» **DIRECTIONS**:
Gather each line of the entries below that includes "this".

---+---

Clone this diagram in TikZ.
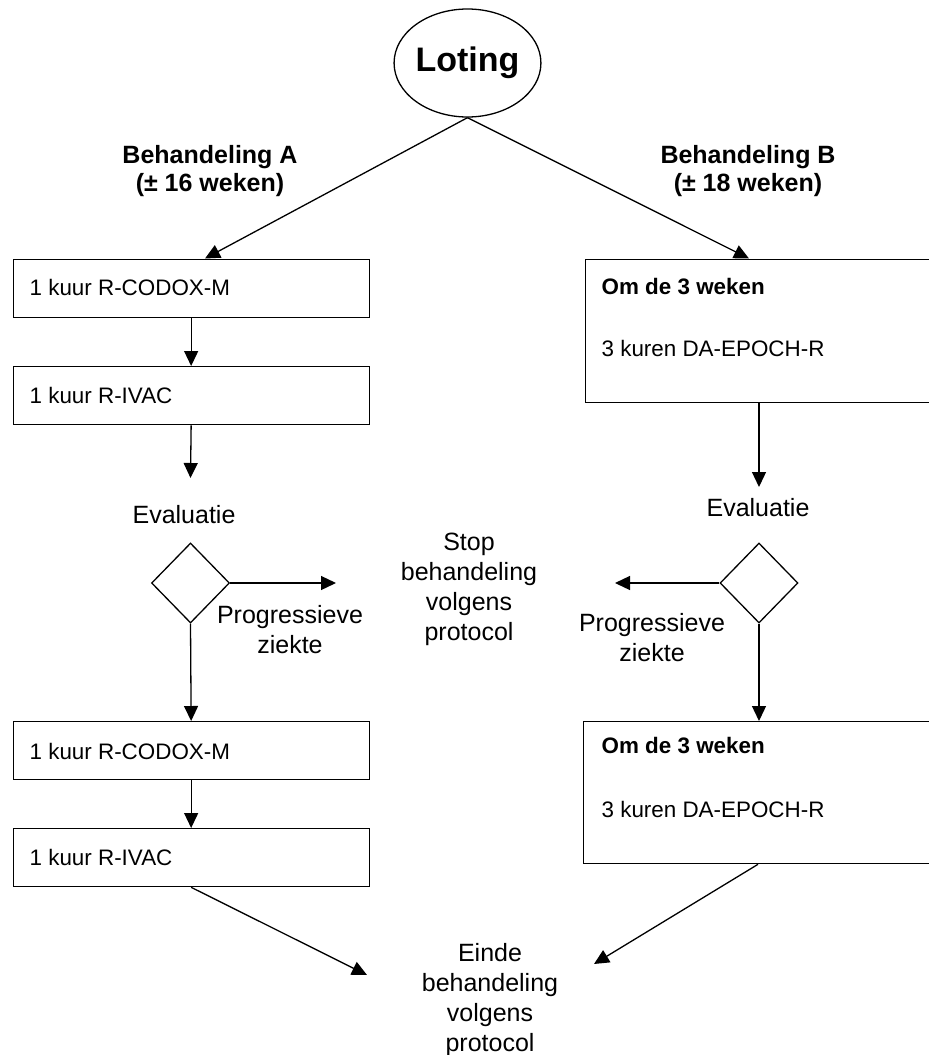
\documentclass[tikz,border=0pt]{standalone}
\usepackage{fontspec}
\setmainfont{Liberation Sans}
\usetikzlibrary{arrows.meta,shapes.geometric}
\begin{document}
\begin{tikzpicture}[x=1pt,y=-1pt,line width=1.3pt,
  boxL/.style={draw,rectangle,minimum width=356pt,minimum height=58pt,inner sep=0pt,anchor=north west},
  boxR/.style={draw,rectangle,minimum width=360pt,minimum height=143pt,inner sep=0pt,anchor=north west},
  txt/.style={font=\fontsize{25}{30}\selectfont,align=center,inner sep=0pt},
  btxt/.style={font=\fontsize{22.4}{27}\selectfont,anchor=west,inner sep=0pt},
  head/.style={font=\fontsize{25}{28}\selectfont\bfseries,align=center,inner sep=0pt},
  dia/.style={draw,diamond,minimum width=78pt,minimum height=80pt,inner sep=0pt},
  arr/.style={-{Triangle[length=15pt,width=14pt]}}]
\useasboundingbox (0,0) rectangle (929,1055);
% top
\node[draw,ellipse,minimum width=129pt,minimum height=108pt,inner sep=0pt,font=\fontsize{34}{40}\selectfont\bfseries] (lot) at (467.5,63) {Loting};
\node[head] (hA) at (210,171) {Behandeling A\\(± 16 weken)};
\node[head] (hB) at (748,171) {Behandeling B\\(± 18 weken)};
% left column
\node[boxL] (a1) at (12.5,258.5) {};
\node[btxt] (ta1) at (29,287) {1 kuur R-CODOX-M};
\node[boxL] (a2) at (12.5,366) {};
\node[btxt] (ta2) at (29,395) {1 kuur R-IVAC};
\coordinate (ea) at (190.5,478);
\node[txt] (evA) at (184,515) {Evaluatie};
\node[dia] (dA) at (190.5,583) {};
\coordinate (pA) at (336,583);
\node[txt] (progA) at (290,630) {Progressieve\\ziekte};
\node[boxL] (a3) at (12.5,721) {};
\node[btxt] (ta3) at (29,751) {1 kuur R-CODOX-M};
\node[boxL] (a4) at (12.5,828) {};
\node[btxt] (ta4) at (29,857) {1 kuur R-IVAC};
% right column
\node[boxR] (b1) at (584.5,258.5) {};
\node[btxt,font=\fontsize{22.4}{27}\selectfont\bfseries] (tb1a) at (601,287) {Om de 3 weken};
\node[btxt] (tb1b) at (601,348) {3 kuren DA-EPOCH-R};
\coordinate (eb) at (759,487);
\node[txt] (evB) at (758,508) {Evaluatie};
\node[dia] (dB) at (759,583) {};
\coordinate (pB) at (615,583);
\node[txt] (progB) at (652,638) {Progressieve\\ziekte};
\node[boxR,minimum height=142pt] (b2) at (583,721) {};
\node[btxt,font=\fontsize{22.4}{27}\selectfont\bfseries] (tb2a) at (601,746) {Om de 3 weken};
\node[btxt] (tb2b) at (601,809) {3 kuren DA-EPOCH-R};
% middle texts
\node[txt] (stop) at (469,589) {Stop\\behandeling\\volgens\\protocol};
\node[txt] (einde) at (490,1000) {Einde\\behandeling\\volgens\\protocol};
\coordinate (eA) at (367,975);
\coordinate (eB) at (594,964);
% connectors
\draw[arr] (lot.south) -- ([xshift=192.5pt]a1.north west);
\draw[arr] (lot.south) -- ([xshift=164.5pt]b1.north west);
\draw[arr] (a1.south) -- (a2.north);
\draw[arr] (a2.south) -- (ea);
\draw[arr] (dA.east) -- (pA);
\draw[arr] (dA.south) -- (a3.north);
\draw[arr] (a3.south) -- (a4.north);
\draw[arr] (a4.south) -- (eA);
\draw[arr] ([xshift=174.5pt]b1.south west) -- (eb);
\draw[arr] (dB.west) -- (pB);
\draw[arr] (dB.south) -- ([xshift=176pt]b2.north west);
\draw[arr] ([xshift=175pt]b2.south west) -- (eB);
\end{tikzpicture}
\end{document}
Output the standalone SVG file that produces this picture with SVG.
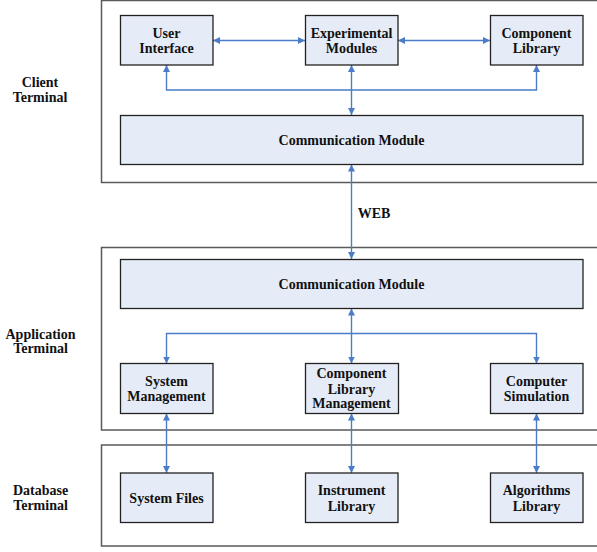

---+---

» **EXERCISE OUTPUT**:
Clone this diagram in TikZ.
Output the standalone SVG file that produces this picture with SVG.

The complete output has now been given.